Sustainable Warwick does outreach in schools to educate children about recycling and preventing waste from being created. Knight Moss, along with her husband Roger Moss, have been working on waste diversion as another way to prevent excess from going to the landfill.

She found only one reuse center in the county, the ReStore operated by Habitat for Humanity in Newburgh that takes usable but unwanted items and resells them at a large discount. “That’s a long way to drive,” said Knight Moss, who lives in Warwick.

She is working on getting another reuse center in a barn outside Warwick so there is an easy way to get rid of usable but unwanted stuff responsibly.

After working with the county for two years to get a recycling coordinator, she said it feels “satisfying” to know they finally have one.

The county was ahead of its time in the 1980’s when it had a recycling coordinator, said Michael Edelstein, the chairman of Orange Environment who worked with the former recycling coordinator, Steve Praser. He said they were working towards zero waste, a revolutionary concept at the time, and that the previous coordinator had made significant progress in finding markets for recycled material, a key to a successful recycling program.

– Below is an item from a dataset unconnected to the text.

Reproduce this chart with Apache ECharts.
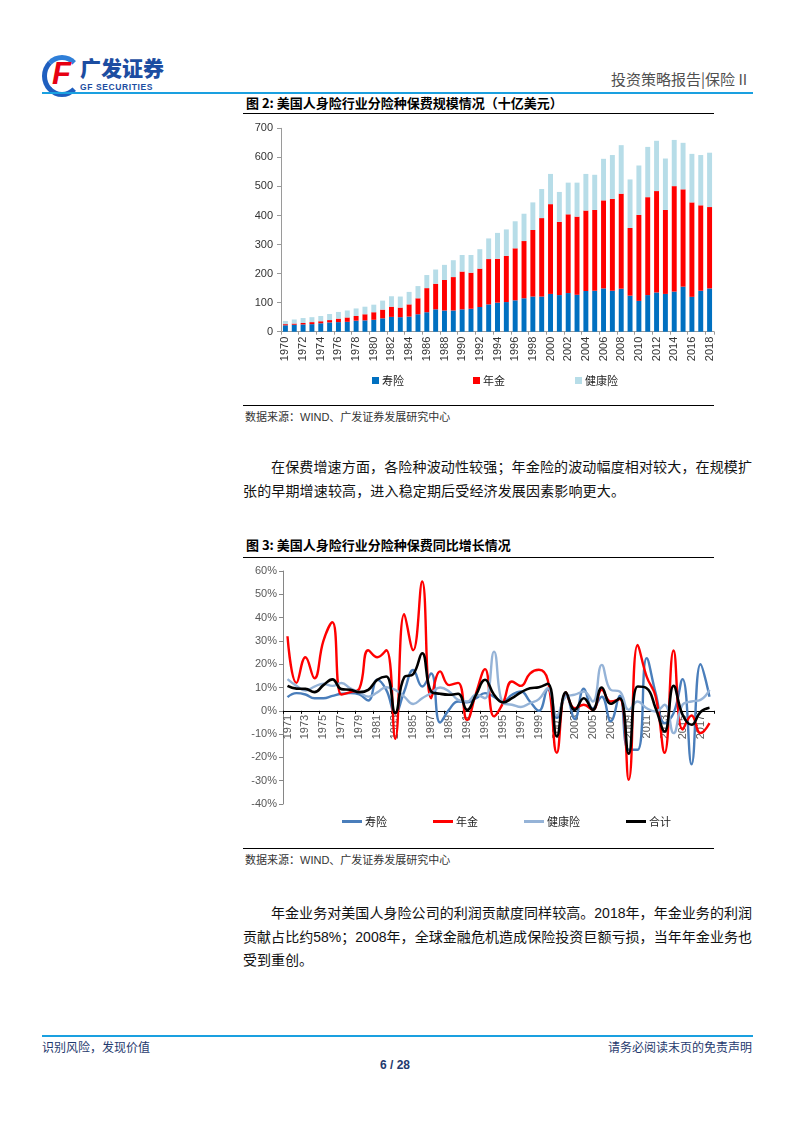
<!DOCTYPE html>
<html><head><meta charset="utf-8">
<script src="https://cdn.jsdelivr.net/npm/echarts@6/dist/echarts.min.js"></script>
<style>
body{margin:0;background:#fff;}
#page{position:relative;width:793px;height:1122px;overflow:hidden;background:#fff;font-family:"Noto Sans CJK SC","Noto Sans",sans-serif;}
.t{position:absolute;white-space:nowrap;line-height:1;}
.hl{position:absolute;height:0;}
.jl{position:absolute;font-size:14px;color:#111;line-height:1;text-align:justify;text-align-last:justify;white-space:nowrap;}
.ll{position:absolute;font-size:14px;color:#111;line-height:1;white-space:nowrap;}
.num{font-family:"Liberation Sans",Arial,sans-serif;}
</style></head>
<body><div id="page">
<!-- logo -->
<div style="position:absolute;left:42px;top:55px;width:30px;height:32px;border:5px solid #1f5fbf;border-radius:50%;border-right-color:transparent;border-top-color:#2f7fd8;"></div>
<div class="t" style="left:52px;top:56px;font:italic 900 31px 'Liberation Sans',Arial,sans-serif;color:#e60012;">F</div>
<div class="t" style="left:80px;top:57px;font-size:21px;font-weight:900;color:#1c4da1;letter-spacing:0px;">广发证券</div>
<div class="t" style="left:80px;top:82px;font:bold 8.5px 'Liberation Sans',Arial,sans-serif;color:#1c4da1;letter-spacing:0.6px;">GF SECURITIES</div>
<div class="t" style="left:611px;top:71px;font-size:15px;color:#505050;">投资策略报告|保险 II</div>
<div class="hl" style="left:42px;top:92px;width:711px;border-top:2px solid #1aa0e0;"></div>

<div class="t" style="left:246px;top:96px;font-size:13px;font-weight:bold;color:#000;">图 2: 美国人身险行业分险种保费规模情况（十亿美元）</div>
<div class="hl" style="left:243px;top:113px;width:471px;border-top:1.5px solid #000;"></div>
<div id="c1" style="position:absolute;left:230px;top:115px;width:500px;height:285px;"></div>
<div class="hl" style="left:243px;top:405px;width:471px;border-top:1px solid #000;"></div>
<div class="t" style="left:245px;top:411px;font-size:11px;color:#333;">数据来源：<span class="num">WIND</span>、广发证券发展研究中心</div>

<div class="jl" style="left:271px;top:459px;width:481px;">在保费增速方面，各险种波动性较强；年金险的波动幅度相对较大，在规模扩</div>
<div class="ll" style="left:243px;top:483px;letter-spacing:0.15px;">张的早期增速较高，进入稳定期后受经济发展因素影响更大。</div>

<div class="t" style="left:246px;top:538px;font-size:13px;font-weight:bold;color:#000;">图 3: 美国人身险行业分险种保费同比增长情况</div>
<div class="hl" style="left:243px;top:557px;width:471px;border-top:1.5px solid #000;"></div>
<div id="c2" style="position:absolute;left:230px;top:560px;width:500px;height:280px;"></div>
<div class="hl" style="left:243px;top:848px;width:471px;border-top:1px solid #000;"></div>
<div class="t" style="left:245px;top:854px;font-size:11px;color:#333;">数据来源：<span class="num">WIND</span>、广发证券发展研究中心</div>

<div class="jl" style="left:271px;top:905px;width:481px;">年金业务对美国人身险公司的利润贡献度同样较高。<span class="num">2018</span>年，年金业务的利润</div>
<div class="jl" style="left:243px;top:929px;width:509px;">贡献占比约<span class="num">58%</span>；<span class="num">2008</span>年，全球金融危机造成保险投资巨额亏损，当年年金业务也</div>
<div class="ll" style="left:243px;top:952px;">受到重创。</div>

<div class="hl" style="left:42px;top:1035px;width:711px;border-top:2px solid #1aa0e0;"></div>
<div class="t" style="left:42px;top:1041px;font-size:12px;color:#1f3a6e;">识别风险，发现价值</div>
<div class="t" style="left:608px;top:1041px;font-size:12px;color:#1f3a6e;">请务必阅读末页的免责声明</div>
<div class="t" style="left:380px;top:1058px;font:bold 12px 'Liberation Sans',Arial,sans-serif;color:#1f3a6e;">6 / 28</div>
</div>
<script>
// ---------- Chart 1 data (十亿美元) ----------
const years1 = ['1970','1971','1972','1973','1974','1975','1976','1977','1978','1979',
'1980','1981','1982','1983','1984','1985','1986','1987','1988','1989',
'1990','1991','1992','1993','1994','1995','1996','1997','1998','1999',
'2000','2001','2002','2003','2004','2005','2006','2007','2008','2009',
'2010','2011','2012','2013','2014','2015','2016','2017','2018'];
const lifePrem = [22,24,25,26,29,32,33,34,38,39, 41,46,51,50,52,60,67,77,73,73, 77,79,85,94,100,102,108,115,121,121, 130,126,133,127,140,141,149,141,148,124, 106,126,135,130,138,155,120,141,149];
const annuityPrem = [4,4,5,7,7,8,12,15,16,21, 26,30,35,33,42,55,83,88,105,115, 130,124,132,156,151,159,179,197,229,270, 309,252,271,269,277,278,303,316,327,233, 296,337,349,289,363,335,325,294,280];
const healthPrem = [11,14,17,17,18,21,23,24,26,26, 26,31,36,38,43,42,45,49,52,58, 57,61,67,71,89,91,93,94,95,100, 104,103,109,117,126,121,143,151,167,167, 170,173,173,177,159,160,167,173,187];
const yTicks1 = [0,100,200,300,400,500,600,700];

// ---------- Chart 2 data (同比, %) ----------
const years2 = ['1971','1972','1973','1974','1975','1976','1977','1978','1979',
'1980','1981','1982','1983','1984','1985','1986','1987','1988','1989',
'1990','1991','1992','1993','1994','1995','1996','1997','1998','1999',
'2000','2001','2002','2003','2004','2005','2006','2007','2008','2009',
'2010','2011','2012','2013','2014','2015','2016','2017','2018'];
const lifeGrowth = [5.9,7.6,7.0,5.4,5.4,6.4,7.3,7.6,7.0, 4.4,13.3,9.0,-1.0,8.3,17.5,10.4,16.0,-5.0,0.5, 4.0,3.6,5.4,7.6,6.0,4.0,6.9,8.3,4.0,0.0, 9.3,-3.0,7.0,-3.5,9.5,1.0,6.0,-4.5,6.5,-16.7, -16.7,22.6,7.6,-5.3,-1.0,13.6,-23.0,20.0,6.0];
const annuityGrowth = [32,12,23,14,30,38,7,8,9.5, 26,23,26,-12,41.5,26,55.5,5.4,16.9,11, 12,-3.9,7.6,17.9,-2.4,3.3,12.6,10.7,16,17.6, 13,-18,7.9,1.1,2.6,0.4,9,4,5,-29.6, 28.3,14.7,6.1,-18,25.9,-8,-2,-9.6,-5.3];
const healthGrowth = [13.6,10.7,8.7,10.4,11.6,10.7,11.9,9.7,7.9, 6.1,7.9,10.1,9,6.1,2.9,5.4,7.6,10,8.3, 4.7,4,6.9,5.4,25.4,3.3,2.6,1.6,3.3,5, 9.7,-2,6,6.9,8.3,4,19.7,9,8.3,0.4, 4,1.1,-0.3,2.6,-9.6,2.6,4,4.7,9];
const totalGrowth = [10.7,9.5,9.4,8,11,13.5,9.3,9,8, 9,13.3,14.7,-1,14.4,15.7,24.7,8.3,7.3,6.9, 7.3,0.4,6.9,13.3,6.9,3.6,5.4,7.9,9.7,10.1, 11.6,-11,7.9,0.4,5.4,0.4,10,3,5.4,-18.4, 10.4,9.7,1.1,-8.9,10.7,-1.7,-6,-0.5,1.3];
const yTicks2 = [-40,-30,-20,-10,0,10,20,30,40,50,60];

const numFont = '"Liberation Sans", Arial, sans-serif';
const cjkFont = '"Noto Sans CJK SC", sans-serif';

// ---------- Chart 1 ----------
const c1 = echarts.init(document.getElementById('c1'), null, {renderer:'canvas'});
const mkLeg = (name, left, top, w, h) => ({
  data:[name], left:left, top:top, icon:'rect', itemWidth:w, itemHeight:h, itemGap:3,
  textStyle:{fontFamily:cjkFont, fontSize:11, color:'#222', padding:[0,0,0,-2]}, selectedMode:false
});
c1.setOption({
  animation:false,
  grid:{left:51, top:13.3, width:433, height:203.4, containLabel:false},
  legend:[mkLeg('寿险',137,255,7,7), mkLeg('年金',238,255,7,7), mkLeg('健康险',340,255,7,7)],
  xAxis:{type:'category', data:years1, boundaryGap:true,
    axisLine:{lineStyle:{color:'#9a9a9a'}},
    axisTick:{show:true, length:3, lineStyle:{color:'#9a9a9a'}},
    axisLabel:{interval:1, rotate:90, fontSize:11, fontFamily:numFont, color:'#333', margin:5}},
  yAxis:{type:'value', min:yTicks1[0], max:yTicks1[yTicks1.length-1], interval:100,
    splitLine:{show:false},
    axisLine:{show:true, lineStyle:{color:'#9a9a9a'}},
    axisTick:{show:true, length:4, lineStyle:{color:'#9a9a9a'}},
    axisLabel:{fontSize:11, fontFamily:numFont, color:'#333', margin:8}},
  series:[
    {name:'寿险', type:'bar', stack:'s', data:lifePrem, barWidth:'56%', itemStyle:{color:'#0070c0'}},
    {name:'年金', type:'bar', stack:'s', data:annuityPrem, itemStyle:{color:'#ff0000'}},
    {name:'健康险', type:'bar', stack:'s', data:healthPrem, itemStyle:{color:'#b7dde8'}}
  ]
});

// ---------- Chart 2 ----------
const c2 = echarts.init(document.getElementById('c2'), null, {renderer:'canvas'});
const grid2H = 233;
const yMin2 = yTicks2[0], yMax2 = yTicks2[yTicks2.length-1];
// place the category axis on the 0% line
const zeroOffset = -grid2H * (0 - yMin2) / (yMax2 - yMin2);
const lineS = (name, data, color, w) => ({name:name, type:'line', data:data, smooth:0.45, symbol:'none',
  lineStyle:{color:color, width:w}, itemStyle:{color:color}});
c2.setOption({
  animation:false,
  grid:{left:53, top:11, width:431, height:grid2H, containLabel:false},
  legend:[mkLeg('寿险',107,251,20,3), mkLeg('年金',198,251,20,3), mkLeg('健康险',289,251,20,3), mkLeg('合计',391,251,20,3)],
  xAxis:{type:'category', data:years2, boundaryGap:true, position:'bottom', offset:zeroOffset,
    axisLine:{onZero:false, lineStyle:{color:'#000', width:1}},
    axisTick:{show:true, length:3, lineStyle:{color:'#000'}},
    axisLabel:{interval:1, rotate:90, fontSize:11, fontFamily:numFont, color:'#595959', margin:4}},
  yAxis:{type:'value', min:yMin2, max:yMax2, interval:10,
    splitLine:{show:false},
    axisLine:{show:true, lineStyle:{color:'#868686'}},
    axisTick:{show:true, length:4, lineStyle:{color:'#868686'}},
    axisLabel:{fontSize:11, fontFamily:numFont, color:'#595959', margin:6, formatter:'{value}%'}},
  series:[
    lineS('寿险', lifeGrowth, '#4a7ebb', 2.4),
    lineS('年金', annuityGrowth, '#ff0000', 2.4),
    lineS('健康险', healthGrowth, '#95b3d7', 2.4),
    lineS('合计', totalGrowth, '#000000', 2.6)
  ]
});
</script>
</body></html>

They were so successful, the county had no need for a 34-acre landfill it got a permit for in 1988, and the permit for the $52 million landfill expired in 1994 after never being used. 

When the recycling coordinator position was cut, a lot of that progress was lost, Edelstein said, and Orange County fell behind other counties in the region when it came to recycling. 

Knight Moss said before the new coordinator was hired, Orange County was the only one in the DEC’s Region 3, which includes Dutchess, Putnam, Westchester, Rockland, Ulster, and Sullivan counties, that did not have one.

The county is applying for a 50 percent reimbursement from the state for Siljkovic’s salary, Hammond said, and if the state accepts their application, they may be reimbursed “a few years down the road.” 

“I’m really glad they decided to do the right thing and put the money where it needs to go,” Knight Moss said.

“There’s more green in your pocket when you operate in a green way.”